WHAT THE TASK ASKS: In this exercise, return the whole listing exactly, excluding any images.

DATASET EXCERPT:
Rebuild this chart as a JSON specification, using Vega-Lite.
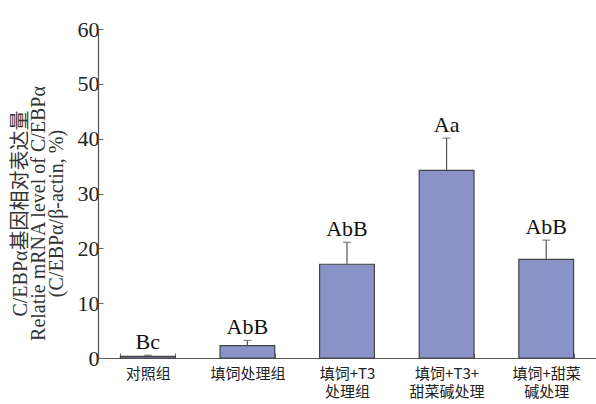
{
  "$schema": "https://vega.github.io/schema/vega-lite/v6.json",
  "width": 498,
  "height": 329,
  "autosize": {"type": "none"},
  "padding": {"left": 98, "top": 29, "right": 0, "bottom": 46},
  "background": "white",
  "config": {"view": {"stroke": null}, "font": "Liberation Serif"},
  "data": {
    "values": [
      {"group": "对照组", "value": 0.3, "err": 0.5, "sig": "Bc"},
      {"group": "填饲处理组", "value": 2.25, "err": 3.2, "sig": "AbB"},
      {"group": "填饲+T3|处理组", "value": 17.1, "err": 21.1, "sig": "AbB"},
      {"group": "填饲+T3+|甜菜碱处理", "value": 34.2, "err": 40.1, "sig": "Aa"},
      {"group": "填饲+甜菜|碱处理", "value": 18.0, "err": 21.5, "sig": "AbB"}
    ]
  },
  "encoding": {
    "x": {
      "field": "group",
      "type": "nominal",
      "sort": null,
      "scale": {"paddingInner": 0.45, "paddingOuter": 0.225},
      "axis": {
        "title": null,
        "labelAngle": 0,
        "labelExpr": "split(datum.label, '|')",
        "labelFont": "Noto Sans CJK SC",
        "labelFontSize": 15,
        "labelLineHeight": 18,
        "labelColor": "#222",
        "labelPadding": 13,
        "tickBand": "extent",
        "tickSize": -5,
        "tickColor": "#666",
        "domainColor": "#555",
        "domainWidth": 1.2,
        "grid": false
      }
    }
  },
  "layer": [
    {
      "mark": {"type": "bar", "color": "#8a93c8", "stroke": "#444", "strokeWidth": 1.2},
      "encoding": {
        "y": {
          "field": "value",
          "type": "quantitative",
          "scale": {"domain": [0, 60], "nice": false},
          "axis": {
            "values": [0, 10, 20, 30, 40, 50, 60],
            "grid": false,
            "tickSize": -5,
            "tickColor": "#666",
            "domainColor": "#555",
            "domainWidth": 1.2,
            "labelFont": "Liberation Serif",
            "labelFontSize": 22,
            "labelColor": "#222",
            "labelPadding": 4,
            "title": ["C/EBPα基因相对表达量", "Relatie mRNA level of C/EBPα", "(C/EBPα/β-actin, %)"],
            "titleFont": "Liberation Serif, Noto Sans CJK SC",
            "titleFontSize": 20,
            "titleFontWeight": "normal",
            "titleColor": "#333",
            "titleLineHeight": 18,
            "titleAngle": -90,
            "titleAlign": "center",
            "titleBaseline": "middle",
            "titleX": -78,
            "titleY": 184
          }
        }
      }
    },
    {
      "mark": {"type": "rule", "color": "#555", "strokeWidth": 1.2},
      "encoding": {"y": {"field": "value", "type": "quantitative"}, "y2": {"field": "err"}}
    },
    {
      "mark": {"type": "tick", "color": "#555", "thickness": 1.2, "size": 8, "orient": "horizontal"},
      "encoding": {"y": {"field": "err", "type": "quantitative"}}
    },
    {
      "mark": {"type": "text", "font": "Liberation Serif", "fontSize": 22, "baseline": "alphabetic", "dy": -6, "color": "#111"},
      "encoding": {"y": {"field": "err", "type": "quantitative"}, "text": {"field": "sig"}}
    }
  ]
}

SOLUTION FOR THIS EXERCISE:
Rebuild this chart as a JSON specification, using Vega-Lite.
{
  "$schema": "https://vega.github.io/schema/vega-lite/v6.json",
  "width": 498,
  "height": 329,
  "autosize": {"type": "none"},
  "padding": {"left": 98, "top": 29, "right": 0, "bottom": 46},
  "background": "white",
  "config": {"view": {"stroke": null}, "font": "Liberation Serif"},
  "data": {
    "values": [
      {"group": "对照组", "value": 0.3, "err": 0.5, "sig": "Bc"},
      {"group": "填饲处理组", "value": 2.25, "err": 3.2, "sig": "AbB"},
      {"group": "填饲+T3|处理组", "value": 17.1, "err": 21.1, "sig": "AbB"},
      {"group": "填饲+T3+|甜菜碱处理", "value": 34.2, "err": 40.1, "sig": "Aa"},
      {"group": "填饲+甜菜|碱处理", "value": 18.0, "err": 21.5, "sig": "AbB"}
    ]
  },
  "encoding": {
    "x": {
      "field": "group",
      "type": "nominal",
      "sort": null,
      "scale": {"paddingInner": 0.45, "paddingOuter": 0.225},
      "axis": {
        "title": null,
        "labelAngle": 0,
        "labelExpr": "split(datum.label, '|')",
        "labelFont": "Noto Sans CJK SC",
        "labelFontSize": 15,
        "labelLineHeight": 18,
        "labelColor": "#222",
        "labelPadding": 13,
        "tickBand": "extent",
        "tickSize": -5,
        "tickColor": "#666",
        "domainColor": "#555",
        "domainWidth": 1.2,
        "grid": false
      }
    }
  },
  "layer": [
    {
      "mark": {"type": "bar", "color": "#8a93c8", "stroke": "#444", "strokeWidth": 1.2},
      "encoding": {
        "y": {
          "field": "value",
          "type": "quantitative",
          "scale": {"domain": [0, 60], "nice": false},
          "axis": {
            "values": [0, 10, 20, 30, 40, 50, 60],
            "grid": false,
            "tickSize": -5,
            "tickColor": "#666",
            "domainColor": "#555",
            "domainWidth": 1.2,
            "labelFont": "Liberation Serif",
            "labelFontSize": 22,
            "labelColor": "#222",
            "labelPadding": 4,
            "title": ["C/EBPα基因相对表达量", "Relatie mRNA level of C/EBPα", "(C/EBPα/β-actin, %)"],
            "titleFont": "Liberation Serif, Noto Sans CJK SC",
            "titleFontSize": 20,
            "titleFontWeight": "normal",
            "titleColor": "#333",
            "titleLineHeight": 18,
            "titleAngle": -90,
            "titleAlign": "center",
            "titleBaseline": "middle",
            "titleX": -78,
            "titleY": 184
          }
        }
      }
    },
    {
      "mark": {"type": "rule", "color": "#555", "strokeWidth": 1.2},
      "encoding": {"y": {"field": "value", "type": "quantitative"}, "y2": {"field": "err"}}
    },
    {
      "mark": {"type": "tick", "color": "#555", "thickness": 1.2, "size": 8, "orient": "horizontal"},
      "encoding": {"y": {"field": "err", "type": "quantitative"}}
    },
    {
      "mark": {"type": "text", "font": "Liberation Serif", "fontSize": 22, "baseline": "alphabetic", "dy": -6, "color": "#111"},
      "encoding": {"y": {"field": "err", "type": "quantitative"}, "text": {"field": "sig"}}
    }
  ]
}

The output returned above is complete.